-- start of EXERCISE INPUT --

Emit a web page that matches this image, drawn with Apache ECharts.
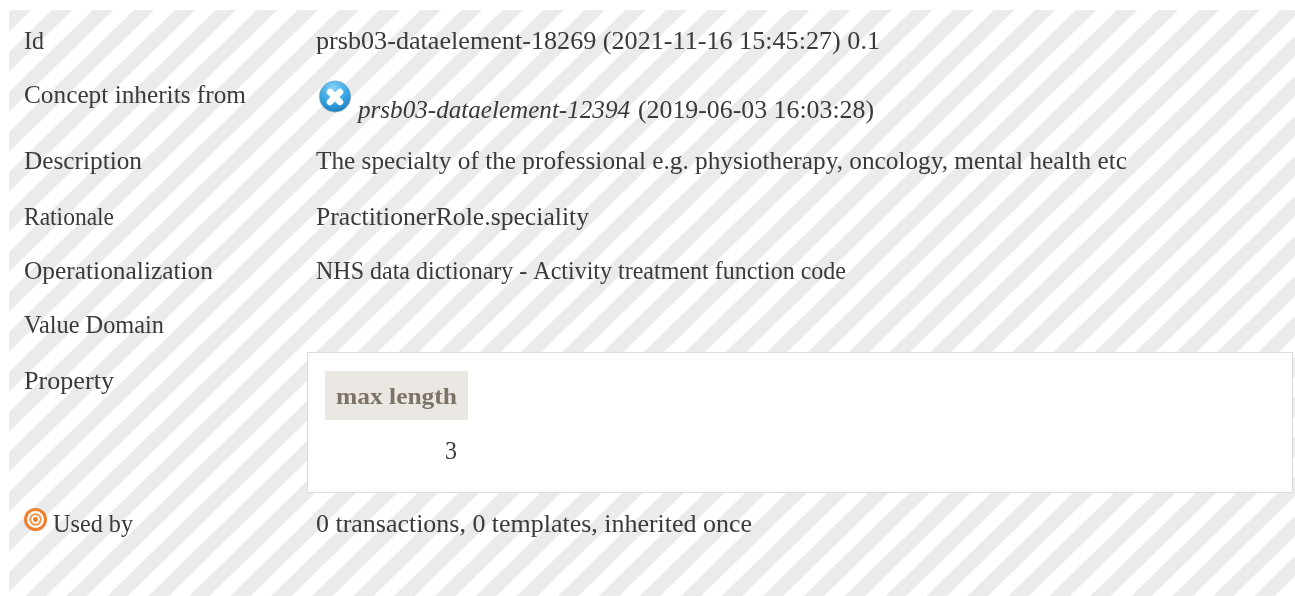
<!DOCTYPE html>
<html>
<head>
<meta charset="utf-8">
<title>prsb03-dataelement-18269</title>
<style>
html, body { margin: 0; padding: 0; background: #fff; }
#main { width: 1295px; height: 596px; }
</style>
<script src="https://cdn.jsdelivr.net/npm/echarts@6/dist/echarts.min.js"></script>
</head>
<body>
<div id="main"></div>
<script>
// row labels and their texts
var rowLabels = ['Id', 'Concept inherits from', 'Description', 'Rationale', 'Operationalization', 'Value Domain', 'Property', 'Used by'];
var rowValues = [
	'prsb03-dataelement-18269 (2021-11-16 15:45:27) 0.1',
	'prsb03-dataelement-12394',
	'The specialty of the professional e.g. physiotherapy, oncology, mental health etc',
	'PractitionerRole.speciality',
	'NHS data dictionary - Activity treatment function code',
	'',
	'',
	'0 transactions, 0 templates, inherited once'
];
var inheritedDate = '(2019-06-03 16:03:28)';
var propertyName = 'max length';
var propertyValue = '3';

// layout: y of each row, and the width each text takes in the reference
var labelRows = [43, 97, 163, 219, 273, 327, 383, 526];
var valueRows = [43, 112, 163, 219, 273, 327, 383, 526];
var labelWidths = [20, 222, 118, 90, 189, 140, 90, 80];
var valueWidths = [564, 272, 811, 273, 530, 0, 0, 436];

var serif = '"Liberation Serif", serif';
var textColor = '#3a3a3a';
var fontSize = 24.5;

var measureCtx = document.createElement('canvas').getContext('2d');

/**
 * 背景斜条纹
 */
function stripes(){
	var list = [];
	var step = 40.96, w = 20.5, top = 10, bottom = 596;
	var run = (bottom - top) * 1.024;
	for(var i = -1;i<48;i++){
		var x = 11 + i * step;
		list.push({
			type: 'polygon',
			silent: true,
			shape: {points: [[x, top], [x + w, top], [x + w - run, bottom], [x - run, bottom]]},
			style: {fill: '#ebebeb'}
		});
	}
	// cover what falls left of the page block
	list.push({type: 'rect', silent: true, shape: {x: 0, y: 0, width: 9, height: 596}, style: {fill: '#fff'}});
	return list;
}

// text squeezed horizontally to the width it has in the reference
function textItem(x, y, text, width, font, fill){
	font = font || (fontSize + 'px ' + serif);
	measureCtx.font = font;
	var scale = width ? width / measureCtx.measureText(text).width : 1;
	return {
		type: 'text',
		silent: true,
		x: x,
		y: y,
		scaleX: scale,
		style: {x: 0, y: 0, text: text, fill: fill || textColor, font: font, verticalAlign: 'middle'}
	};
}

function rows(){
	var list = [];
	for(var i = 0;i<rowLabels.length;i++){
		var labelX = rowLabels[i] == 'Used by' ? 53 : 24;
		list.push(textItem(labelX, labelRows[i], rowLabels[i], labelWidths[i]));
		if(rowValues[i]){
			if(i == 1){
				list.push(textItem(358, valueRows[i], rowValues[i], valueWidths[i], 'italic ' + fontSize + 'px ' + serif));
				list.push(textItem(638, valueRows[i], inheritedDate, 236));
			}else{
				list.push(textItem(316, valueRows[i], rowValues[i], valueWidths[i]));
			}
		}
	}
	return list;
}

function propertyPanel(){
	return [
		{type: 'rect', silent: true, shape: {x: 307.5, y: 352.5, width: 985, height: 140},
			style: {fill: '#fff', stroke: '#dcdcdc', lineWidth: 1}},
		{type: 'rect', silent: true, shape: {x: 325, y: 371, width: 143, height: 49},
			style: {fill: '#ebe7e3'}},
		textItem(336, 398, propertyName, 121, 'bold 24px ' + serif, '#7d7266'),
		textItem(445, 453, propertyValue, 12)
	];
}

function icons(){
	var blue = {type: 'radial', x: 0.45, y: 0.25, r: 0.85, colorStops: [
		{offset: 0, color: '#86d4f7'}, {offset: 0.55, color: '#34a2e0'}, {offset: 1, color: '#1a70b5'}
	]};
	return [
		{type: 'circle', silent: true, shape: {cx: 335, cy: 96.5, r: 15.7}, style: {fill: blue, stroke: '#a3b2ba', lineWidth: 0.6}},
		{type: 'line', silent: true, shape: {x1: 330, y1: 92, x2: 340, y2: 102}, style: {stroke: '#fff', lineWidth: 6.5, lineCap: 'round'}},
		{type: 'line', silent: true, shape: {x1: 340, y1: 92, x2: 330, y2: 102}, style: {stroke: '#fff', lineWidth: 6.5, lineCap: 'round'}},
		{type: 'circle', silent: true, shape: {cx: 35.5, cy: 519.5, r: 11.5}, style: {fill: '#f08030'}},
		{type: 'circle', silent: true, shape: {cx: 35.5, cy: 519.5, r: 8.5}, style: {fill: '#fff'}},
		{type: 'circle', silent: true, shape: {cx: 35.5, cy: 519.5, r: 6.3}, style: {fill: '#f59a50'}},
		{type: 'circle', silent: true, shape: {cx: 35.5, cy: 519.5, r: 4.2}, style: {fill: '#fff'}},
		{type: 'circle', silent: true, shape: {cx: 35.5, cy: 519.5, r: 2.4}, style: {fill: '#ee7a20'}}
	];
}

var chart = echarts.init(document.getElementById('main'));
chart.setOption({
	animation: false,
	graphic: {
		elements: stripes().concat(propertyPanel(), rows(), icons())
	}
});
</script>
</body>
</html>
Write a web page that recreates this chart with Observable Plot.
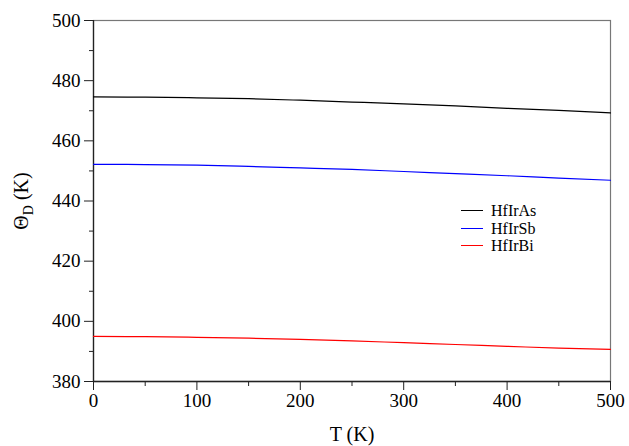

-- end of EXERCISE INPUT --

■ WRITTEN TASK: The listing above must be printed again exactly, minus its pictures.

■ RESULT OF THIS TASK:
Emit a web page that matches this image, drawn with Apache ECharts.
<!DOCTYPE html>
<html>
<head>
<meta charset="utf-8">
<title>prsb03-dataelement-18269</title>
<style>
html, body { margin: 0; padding: 0; background: #fff; }
#main { width: 1295px; height: 596px; }
</style>
<script src="https://cdn.jsdelivr.net/npm/echarts@6/dist/echarts.min.js"></script>
</head>
<body>
<div id="main"></div>
<script>
// row labels and their texts
var rowLabels = ['Id', 'Concept inherits from', 'Description', 'Rationale', 'Operationalization', 'Value Domain', 'Property', 'Used by'];
var rowValues = [
	'prsb03-dataelement-18269 (2021-11-16 15:45:27) 0.1',
	'prsb03-dataelement-12394',
	'The specialty of the professional e.g. physiotherapy, oncology, mental health etc',
	'PractitionerRole.speciality',
	'NHS data dictionary - Activity treatment function code',
	'',
	'',
	'0 transactions, 0 templates, inherited once'
];
var inheritedDate = '(2019-06-03 16:03:28)';
var propertyName = 'max length';
var propertyValue = '3';

// layout: y of each row, and the width each text takes in the reference
var labelRows = [43, 97, 163, 219, 273, 327, 383, 526];
var valueRows = [43, 112, 163, 219, 273, 327, 383, 526];
var labelWidths = [20, 222, 118, 90, 189, 140, 90, 80];
var valueWidths = [564, 272, 811, 273, 530, 0, 0, 436];

var serif = '"Liberation Serif", serif';
var textColor = '#3a3a3a';
var fontSize = 24.5;

var measureCtx = document.createElement('canvas').getContext('2d');

/**
 * 背景斜条纹
 */
function stripes(){
	var list = [];
	var step = 40.96, w = 20.5, top = 10, bottom = 596;
	var run = (bottom - top) * 1.024;
	for(var i = -1;i<48;i++){
		var x = 11 + i * step;
		list.push({
			type: 'polygon',
			silent: true,
			shape: {points: [[x, top], [x + w, top], [x + w - run, bottom], [x - run, bottom]]},
			style: {fill: '#ebebeb'}
		});
	}
	// cover what falls left of the page block
	list.push({type: 'rect', silent: true, shape: {x: 0, y: 0, width: 9, height: 596}, style: {fill: '#fff'}});
	return list;
}

// text squeezed horizontally to the width it has in the reference
function textItem(x, y, text, width, font, fill){
	font = font || (fontSize + 'px ' + serif);
	measureCtx.font = font;
	var scale = width ? width / measureCtx.measureText(text).width : 1;
	return {
		type: 'text',
		silent: true,
		x: x,
		y: y,
		scaleX: scale,
		style: {x: 0, y: 0, text: text, fill: fill || textColor, font: font, verticalAlign: 'middle'}
	};
}

function rows(){
	var list = [];
	for(var i = 0;i<rowLabels.length;i++){
		var labelX = rowLabels[i] == 'Used by' ? 53 : 24;
		list.push(textItem(labelX, labelRows[i], rowLabels[i], labelWidths[i]));
		if(rowValues[i]){
			if(i == 1){
				list.push(textItem(358, valueRows[i], rowValues[i], valueWidths[i], 'italic ' + fontSize + 'px ' + serif));
				list.push(textItem(638, valueRows[i], inheritedDate, 236));
			}else{
				list.push(textItem(316, valueRows[i], rowValues[i], valueWidths[i]));
			}
		}
	}
	return list;
}

function propertyPanel(){
	return [
		{type: 'rect', silent: true, shape: {x: 307.5, y: 352.5, width: 985, height: 140},
			style: {fill: '#fff', stroke: '#dcdcdc', lineWidth: 1}},
		{type: 'rect', silent: true, shape: {x: 325, y: 371, width: 143, height: 49},
			style: {fill: '#ebe7e3'}},
		textItem(336, 398, propertyName, 121, 'bold 24px ' + serif, '#7d7266'),
		textItem(445, 453, propertyValue, 12)
	];
}

function icons(){
	var blue = {type: 'radial', x: 0.45, y: 0.25, r: 0.85, colorStops: [
		{offset: 0, color: '#86d4f7'}, {offset: 0.55, color: '#34a2e0'}, {offset: 1, color: '#1a70b5'}
	]};
	return [
		{type: 'circle', silent: true, shape: {cx: 335, cy: 96.5, r: 15.7}, style: {fill: blue, stroke: '#a3b2ba', lineWidth: 0.6}},
		{type: 'line', silent: true, shape: {x1: 330, y1: 92, x2: 340, y2: 102}, style: {stroke: '#fff', lineWidth: 6.5, lineCap: 'round'}},
		{type: 'line', silent: true, shape: {x1: 340, y1: 92, x2: 330, y2: 102}, style: {stroke: '#fff', lineWidth: 6.5, lineCap: 'round'}},
		{type: 'circle', silent: true, shape: {cx: 35.5, cy: 519.5, r: 11.5}, style: {fill: '#f08030'}},
		{type: 'circle', silent: true, shape: {cx: 35.5, cy: 519.5, r: 8.5}, style: {fill: '#fff'}},
		{type: 'circle', silent: true, shape: {cx: 35.5, cy: 519.5, r: 6.3}, style: {fill: '#f59a50'}},
		{type: 'circle', silent: true, shape: {cx: 35.5, cy: 519.5, r: 4.2}, style: {fill: '#fff'}},
		{type: 'circle', silent: true, shape: {cx: 35.5, cy: 519.5, r: 2.4}, style: {fill: '#ee7a20'}}
	];
}

var chart = echarts.init(document.getElementById('main'));
chart.setOption({
	animation: false,
	graphic: {
		elements: stripes().concat(propertyPanel(), rows(), icons())
	}
});
</script>
</body>
</html>
Write a web page that recreates this chart with Observable Plot.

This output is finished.